Entries with chart source code:
↓↓↓
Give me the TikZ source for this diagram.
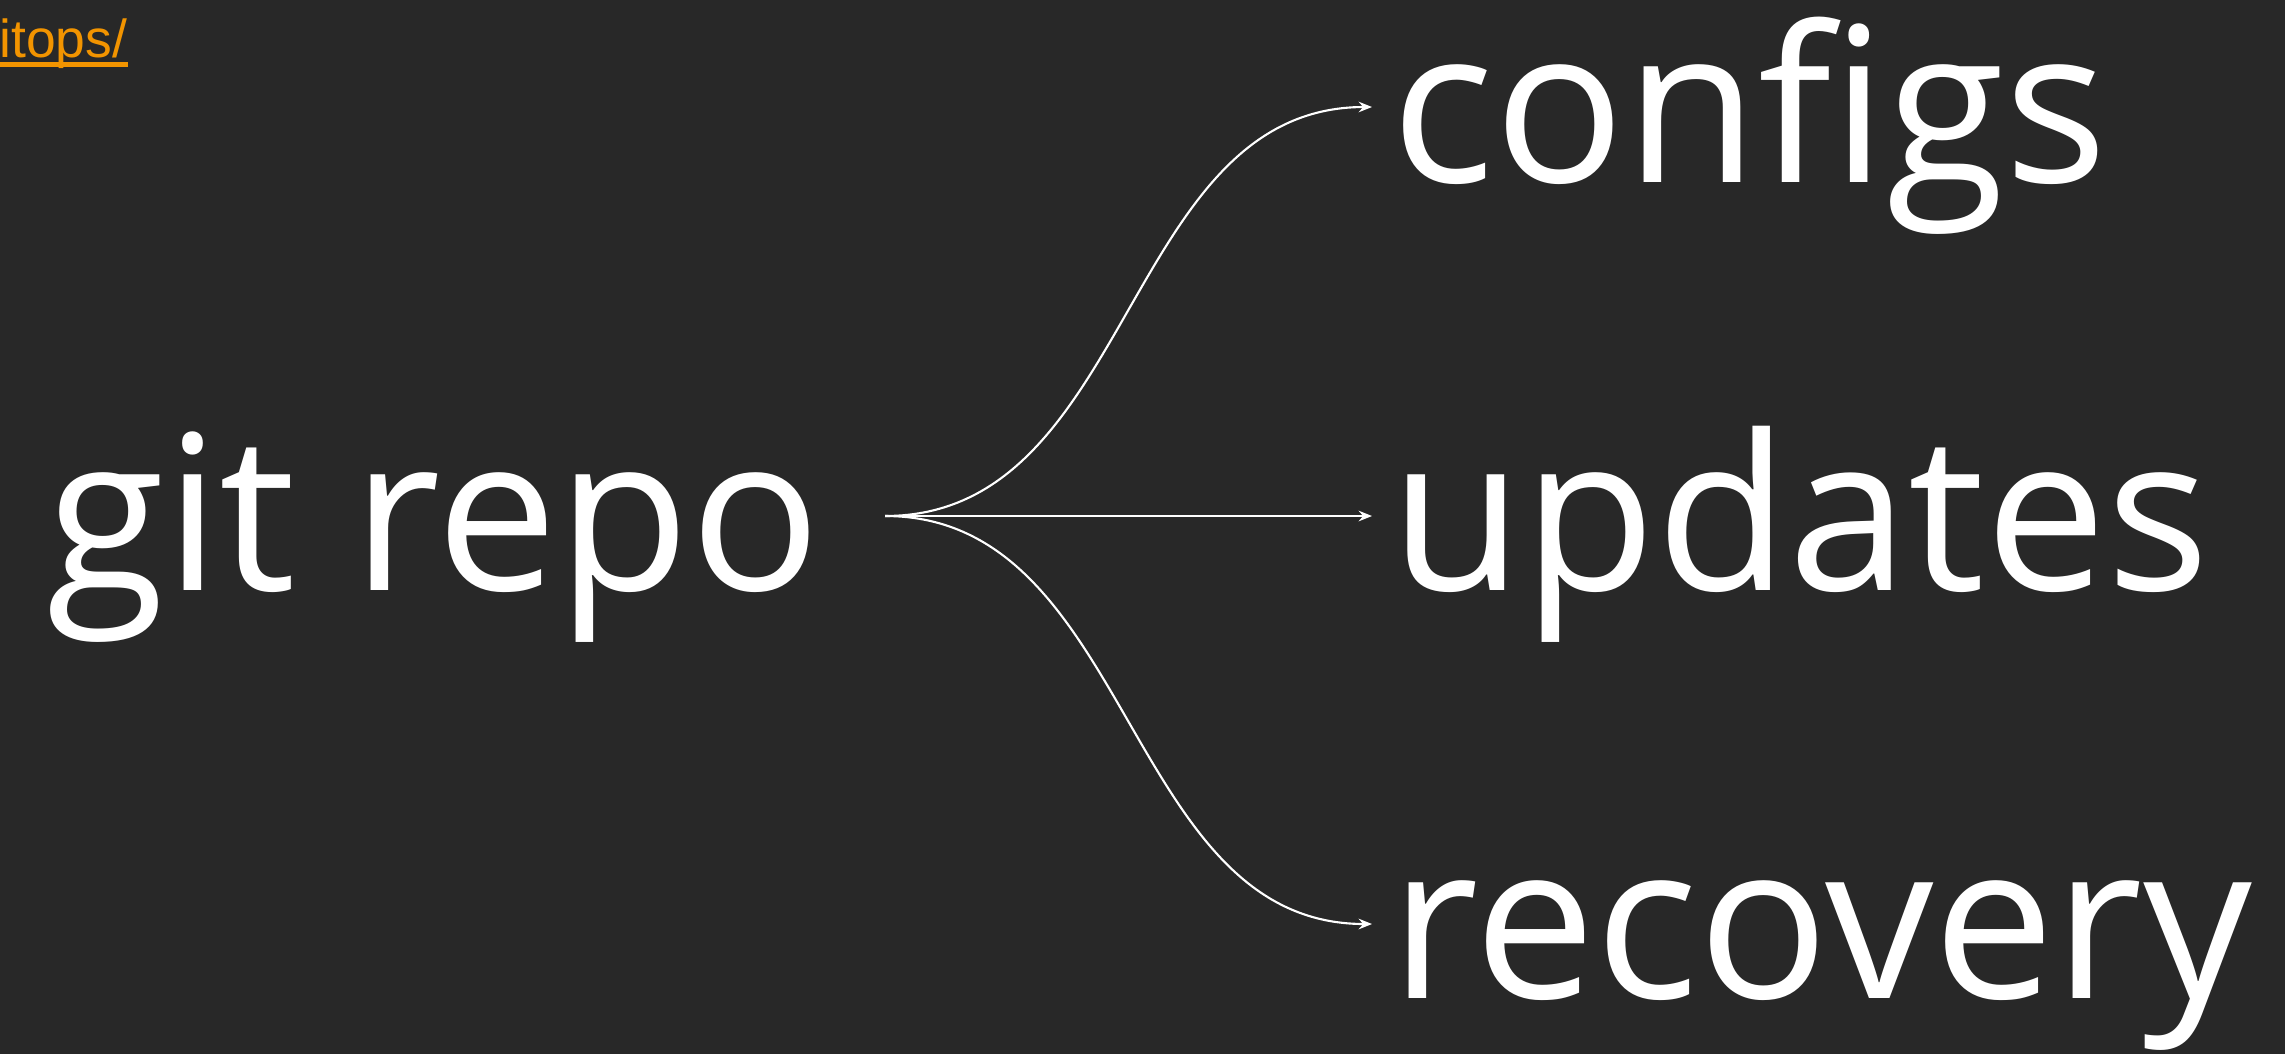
\documentclass[tikz,border=0pt]{standalone}
\usepackage{fontspec}
\setmainfont{Open Sans}
\newfontfamily\linkfont{Liberation Sans}
\usetikzlibrary{arrows.meta}

\definecolor{slate}{RGB}{40,40,40}
\definecolor{linkorange}{RGB}{242,148,0}

\begin{document}
\begin{tikzpicture}[x=0.01cm,y=-0.01cm,
    every node/.style={inner sep=0pt,anchor=base west,text=white},
    word/.style={font=\fontsize{61.5}{62}\selectfont},
    branch/.style={draw=white,line width=0.6pt,
      -{Stealth[length=3.8pt,width=3pt,inset=1.3pt]}}]
\fill[slate] (0,0) rectangle (2285,1054);
\useasboundingbox (0,0) rectangle (2285,1054);

%% Link in the corner
\node[font=\linkfont\fontsize{15.2}{15}\selectfont,text=linkorange,
  anchor=base east] (link) at (128,57) {itops/};
\draw[linkorange, line width=0.05cm] (0,64.5) -- (128,64.5);

%% Words
\node[word] (repo) at (46,590) {git repo};
\node[word] (configs) at (1391,182) {configs};
\node[word] (updates) at (1390,590) {updates};
\node[word] (recovery) at (1390,998) {recovery};

%% Branches
\coordinate (fork) at (885,516);
\coordinate (cfgEnd) at (1372,107);
\coordinate (updEnd) at (1372,516);
\coordinate (recEnd) at (1372,924);
\draw[branch] (fork) to[out=0,in=180] (cfgEnd);
\draw[branch] (fork) -- (updEnd);
\draw[branch] (fork) to[out=0,in=180] (recEnd);

\end{tikzpicture}
\end{document}
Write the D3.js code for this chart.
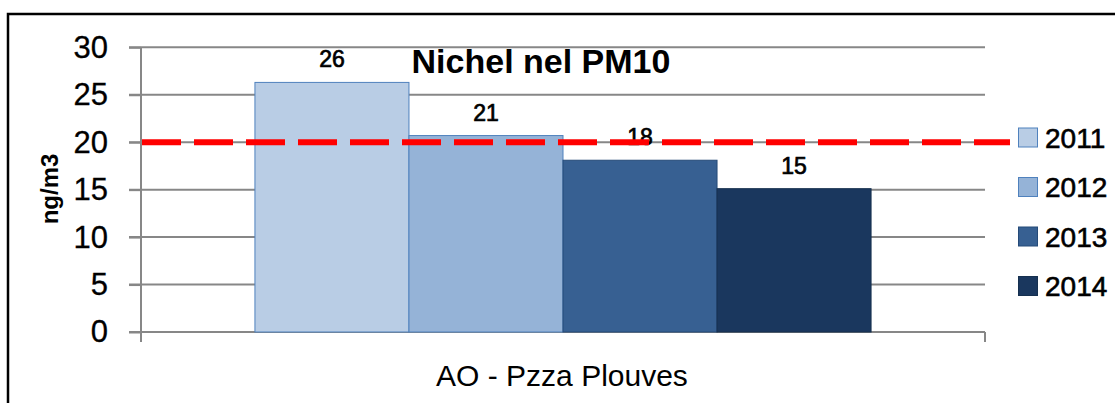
↑↑↑
→ YOUR GOAL
Restate each line of the records exactly; pictures do not belong in the copy.

→ FULL RESPONSE
Give me the TikZ source for this diagram.
\documentclass[tikz,border=0pt]{standalone}
\usepackage{fontspec}
\setmainfont{Open Sans}
\newfontfamily\linkfont{Liberation Sans}
\usetikzlibrary{arrows.meta}

\definecolor{slate}{RGB}{40,40,40}
\definecolor{linkorange}{RGB}{242,148,0}

\begin{document}
\begin{tikzpicture}[x=0.01cm,y=-0.01cm,
    every node/.style={inner sep=0pt,anchor=base west,text=white},
    word/.style={font=\fontsize{61.5}{62}\selectfont},
    branch/.style={draw=white,line width=0.6pt,
      -{Stealth[length=3.8pt,width=3pt,inset=1.3pt]}}]
\fill[slate] (0,0) rectangle (2285,1054);
\useasboundingbox (0,0) rectangle (2285,1054);

%% Link in the corner
\node[font=\linkfont\fontsize{15.2}{15}\selectfont,text=linkorange,
  anchor=base east] (link) at (128,57) {itops/};
\draw[linkorange, line width=0.05cm] (0,64.5) -- (128,64.5);

%% Words
\node[word] (repo) at (46,590) {git repo};
\node[word] (configs) at (1391,182) {configs};
\node[word] (updates) at (1390,590) {updates};
\node[word] (recovery) at (1390,998) {recovery};

%% Branches
\coordinate (fork) at (885,516);
\coordinate (cfgEnd) at (1372,107);
\coordinate (updEnd) at (1372,516);
\coordinate (recEnd) at (1372,924);
\draw[branch] (fork) to[out=0,in=180] (cfgEnd);
\draw[branch] (fork) -- (updEnd);
\draw[branch] (fork) to[out=0,in=180] (recEnd);

\end{tikzpicture}
\end{document}
Write the D3.js code for this chart.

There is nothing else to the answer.